The new series of The X Factor, which starts on ITV1 tonight, will be different from usual. Well, not completely different. As ever, somewhere near half of the female contestants will bellow an Alicia Keys ballad at glass-shattering volume; we’ll hear tearful stories of the aspiring singers’ “journeys”, usually involving ill parents or drug addictions; and the head judge Simon Cowell will dismiss a contestant with the phrase “A little bit wine bar” or “You’d be great for a West End show.”
The difference is that the pop music talent contest’s auditions will, for the first time, take place in front of a studio audience, like the auditions on Britain’s Got Talent. In the past, the singers auditioned in front of the judges alone.
Announcing the change, Cowell said it would help the contestants because the audience would “support” them. Anyone who’s watched Britain’s Got Talent will find this unlikely, bearing in mind how many contestants on that show are booed and heckled. Still, the singers will have more chances than ever to impress the judges: at auditions they’re now allowed to sing as many as three songs, and, if they wish, can perform to a backing track.
So on 30 June, I went to the recording of one of the auditions (to write about it, I should probably add, rather than sing). It was held at the ICC in Birmingham, in a studio with 2,000 seats. Even though it was a drizzly Tuesday afternoon, almost all were filled. The studio was stuffily hot, the auditions were scheduled to last around four hours, and the audience had queued in the wet for over an hour to get in. Not the ideal conditions for encouraging a supportive mood.
As it turned out, however, the audience wasn’t given much choice about how to behave. “You’re not allowed to boo off any of the acts,” barked the programme’s “warm-up man”. “This is not Britain’s Got Talent – we respect the acts. If you don’t like them, stay silent.”
A 2,000-strong mob, you might think, would be unlikely to take orders from a middle-aged comedian with a beer gut spilling over his belt. Curiously, though, it did. Indeed, instead of booing the bad acts, everyone cheered them, and waved their arms in mock-rapture. If anything, they cheered more loudly for the bad acts than for the good.
A terrifyingly off-key singer who said he wanted to convert viewers to Christ because “I think he’s an awesome guy”; a Mongolian called Eric who yelped a jazz reworking of Kylie Minogue’s Better the Devil You Know; a middle-aged woman who dedicated Simply the Best to Louis Walsh and declared, “I just wanna be taken serious”… were all received as if they were Pavarotti risen from the grave.
The audience was kind to the judges, too. Before recording began, each of the four (Cowell, Walsh, Dannii Minogue and Cheryl Cole) was introduced to us in turn; Cole, the most popular, was greeted by the type of squealing hysteria formerly reserved for boy bands. As she tottered to her seat, a teenage boy asked her for a kiss on the cheek.
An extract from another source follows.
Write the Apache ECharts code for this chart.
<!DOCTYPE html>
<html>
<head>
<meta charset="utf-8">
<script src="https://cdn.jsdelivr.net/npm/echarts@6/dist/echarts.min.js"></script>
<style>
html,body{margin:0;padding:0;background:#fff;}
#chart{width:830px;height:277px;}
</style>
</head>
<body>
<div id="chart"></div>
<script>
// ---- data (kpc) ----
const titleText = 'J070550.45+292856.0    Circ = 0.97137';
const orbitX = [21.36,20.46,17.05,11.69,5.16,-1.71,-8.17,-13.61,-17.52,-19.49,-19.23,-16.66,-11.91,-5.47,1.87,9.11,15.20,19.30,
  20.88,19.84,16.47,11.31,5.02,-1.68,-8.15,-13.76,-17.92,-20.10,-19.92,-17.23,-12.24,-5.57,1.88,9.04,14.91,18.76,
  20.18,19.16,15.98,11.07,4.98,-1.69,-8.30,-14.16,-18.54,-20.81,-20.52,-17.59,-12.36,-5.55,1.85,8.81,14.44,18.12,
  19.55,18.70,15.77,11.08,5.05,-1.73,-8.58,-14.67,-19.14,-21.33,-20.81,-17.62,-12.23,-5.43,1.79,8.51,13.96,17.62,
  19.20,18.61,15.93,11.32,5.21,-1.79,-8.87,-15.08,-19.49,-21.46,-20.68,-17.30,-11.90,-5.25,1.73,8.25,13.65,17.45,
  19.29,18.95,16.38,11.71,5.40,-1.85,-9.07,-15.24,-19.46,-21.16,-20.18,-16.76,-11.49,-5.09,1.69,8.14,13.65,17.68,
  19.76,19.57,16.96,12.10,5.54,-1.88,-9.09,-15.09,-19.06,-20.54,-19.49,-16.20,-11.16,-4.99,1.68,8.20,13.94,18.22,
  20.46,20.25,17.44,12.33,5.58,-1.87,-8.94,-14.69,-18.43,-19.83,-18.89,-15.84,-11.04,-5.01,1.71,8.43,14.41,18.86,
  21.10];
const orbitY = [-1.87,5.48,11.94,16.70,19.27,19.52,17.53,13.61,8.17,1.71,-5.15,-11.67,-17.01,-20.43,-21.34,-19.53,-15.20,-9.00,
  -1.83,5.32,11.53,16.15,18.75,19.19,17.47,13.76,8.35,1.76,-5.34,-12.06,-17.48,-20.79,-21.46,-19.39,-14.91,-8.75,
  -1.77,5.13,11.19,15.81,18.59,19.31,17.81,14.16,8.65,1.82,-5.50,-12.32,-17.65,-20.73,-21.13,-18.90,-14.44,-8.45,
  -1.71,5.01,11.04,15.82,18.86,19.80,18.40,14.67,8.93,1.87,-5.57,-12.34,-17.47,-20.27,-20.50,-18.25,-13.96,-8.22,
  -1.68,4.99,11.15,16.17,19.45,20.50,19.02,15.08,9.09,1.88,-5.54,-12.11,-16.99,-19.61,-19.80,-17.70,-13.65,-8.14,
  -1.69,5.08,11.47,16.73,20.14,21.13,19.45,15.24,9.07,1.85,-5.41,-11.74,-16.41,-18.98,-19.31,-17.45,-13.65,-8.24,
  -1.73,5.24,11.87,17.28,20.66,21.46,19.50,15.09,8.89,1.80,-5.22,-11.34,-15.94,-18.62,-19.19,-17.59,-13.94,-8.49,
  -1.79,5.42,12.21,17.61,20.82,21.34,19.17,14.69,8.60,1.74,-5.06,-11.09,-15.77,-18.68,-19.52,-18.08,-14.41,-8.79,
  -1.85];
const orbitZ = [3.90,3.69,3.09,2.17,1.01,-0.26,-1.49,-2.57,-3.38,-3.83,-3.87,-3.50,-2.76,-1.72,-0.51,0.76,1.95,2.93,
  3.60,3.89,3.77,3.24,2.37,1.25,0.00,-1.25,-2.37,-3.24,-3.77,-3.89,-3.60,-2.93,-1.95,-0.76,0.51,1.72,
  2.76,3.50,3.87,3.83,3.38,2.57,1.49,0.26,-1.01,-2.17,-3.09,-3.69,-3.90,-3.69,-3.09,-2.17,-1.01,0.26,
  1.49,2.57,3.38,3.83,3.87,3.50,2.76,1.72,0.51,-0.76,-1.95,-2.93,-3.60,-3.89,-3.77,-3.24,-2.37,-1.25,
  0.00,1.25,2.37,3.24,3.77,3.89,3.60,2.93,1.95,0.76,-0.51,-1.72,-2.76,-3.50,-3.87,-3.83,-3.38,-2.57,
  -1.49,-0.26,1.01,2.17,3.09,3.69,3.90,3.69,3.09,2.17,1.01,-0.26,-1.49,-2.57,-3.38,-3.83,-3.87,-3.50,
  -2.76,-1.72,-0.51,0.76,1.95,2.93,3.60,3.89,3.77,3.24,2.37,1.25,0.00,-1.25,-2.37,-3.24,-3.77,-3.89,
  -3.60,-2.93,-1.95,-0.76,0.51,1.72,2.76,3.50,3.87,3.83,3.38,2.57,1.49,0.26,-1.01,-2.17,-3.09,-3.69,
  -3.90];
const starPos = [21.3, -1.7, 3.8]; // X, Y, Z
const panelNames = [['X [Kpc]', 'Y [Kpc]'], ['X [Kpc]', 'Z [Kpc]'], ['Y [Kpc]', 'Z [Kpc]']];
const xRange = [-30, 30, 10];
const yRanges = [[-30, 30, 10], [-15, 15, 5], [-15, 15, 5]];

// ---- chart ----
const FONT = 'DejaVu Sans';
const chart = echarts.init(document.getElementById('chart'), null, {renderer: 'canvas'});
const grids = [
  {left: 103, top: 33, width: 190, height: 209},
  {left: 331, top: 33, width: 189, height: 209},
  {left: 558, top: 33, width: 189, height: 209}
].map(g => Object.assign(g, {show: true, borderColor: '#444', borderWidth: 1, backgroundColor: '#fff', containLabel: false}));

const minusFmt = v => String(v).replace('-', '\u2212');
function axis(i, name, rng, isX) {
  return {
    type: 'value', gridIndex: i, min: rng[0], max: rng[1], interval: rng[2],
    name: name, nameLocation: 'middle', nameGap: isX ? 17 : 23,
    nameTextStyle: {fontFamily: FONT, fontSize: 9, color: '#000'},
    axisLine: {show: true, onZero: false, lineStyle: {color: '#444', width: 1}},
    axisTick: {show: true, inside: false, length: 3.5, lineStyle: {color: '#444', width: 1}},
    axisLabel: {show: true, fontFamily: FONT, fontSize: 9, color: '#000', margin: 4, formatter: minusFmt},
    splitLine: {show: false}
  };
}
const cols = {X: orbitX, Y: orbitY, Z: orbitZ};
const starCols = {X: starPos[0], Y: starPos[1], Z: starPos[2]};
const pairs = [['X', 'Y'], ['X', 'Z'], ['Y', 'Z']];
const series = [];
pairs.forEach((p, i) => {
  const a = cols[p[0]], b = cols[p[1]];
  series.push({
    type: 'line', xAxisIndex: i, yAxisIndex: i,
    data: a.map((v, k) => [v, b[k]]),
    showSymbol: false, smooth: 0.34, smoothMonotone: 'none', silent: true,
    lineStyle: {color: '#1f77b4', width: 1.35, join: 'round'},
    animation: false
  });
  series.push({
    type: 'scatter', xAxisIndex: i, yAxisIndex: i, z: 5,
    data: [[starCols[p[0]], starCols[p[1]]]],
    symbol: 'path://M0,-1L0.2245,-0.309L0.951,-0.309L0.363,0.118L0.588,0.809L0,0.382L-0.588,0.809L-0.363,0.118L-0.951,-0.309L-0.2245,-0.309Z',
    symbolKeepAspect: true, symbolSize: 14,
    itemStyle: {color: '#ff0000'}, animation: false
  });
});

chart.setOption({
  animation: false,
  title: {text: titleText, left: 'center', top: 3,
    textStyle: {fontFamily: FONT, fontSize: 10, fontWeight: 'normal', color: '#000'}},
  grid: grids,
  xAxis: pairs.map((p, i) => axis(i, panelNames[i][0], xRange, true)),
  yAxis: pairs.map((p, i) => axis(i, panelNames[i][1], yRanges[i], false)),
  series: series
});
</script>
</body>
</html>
She obliged. He punched the air as if he’d scored in a cup final.
The audience even had the good manners not to groan at the inane questions the panel asked the contestants. From Cole, for example: “What’s your ambition for this, do you wanna be famous?” The contestant admirably resisted the temptation to reply, “Well, Cheryl, my ambition is to be a fork-lift truck driver and the very idea of fame appals me.”
But, although the audience was more generous than those on Britain’s Got Talent, it created the odd difficulty for the acts. Two bars into one male singer’s a cappella rendition of Ain’t No Sunshine by Bill Withers, the audience started clapping along – hopelessly out of time. Despite the distraction, he reached the song’s end. The judges, unimpressed by his voice, asked him to try a different song. He launched into it – only to find that he was again battling to keep time amid arrhythmic clapping.
Loss of nerve was a problem too. Several of the rejected contestants mumbled that they’d under-performed because they “hadn’t sung in front of an audience like this before”.
On the whole, though, Cowell’s revamp seemed to pay off. The constant cheering (even if it was prescribed) made the judging process feel far less cold and forbidding than usual; now, at least, the hopefuls are having their dreams dashed in a friendly atmosphere.
In the end, the studio audience jeered at only one person. And he wasn’t a contestant.
During a break in the auditions, a man sucking a pink lollipop emerged from a door at the side of studio. It was Cole’s husband Ashley, the Chelsea full-back. He’d sauntered about half way to his seat when the audience realised who he was – and, like the fans of Arsenal, Tottenham and so many other rival clubs, began to boo.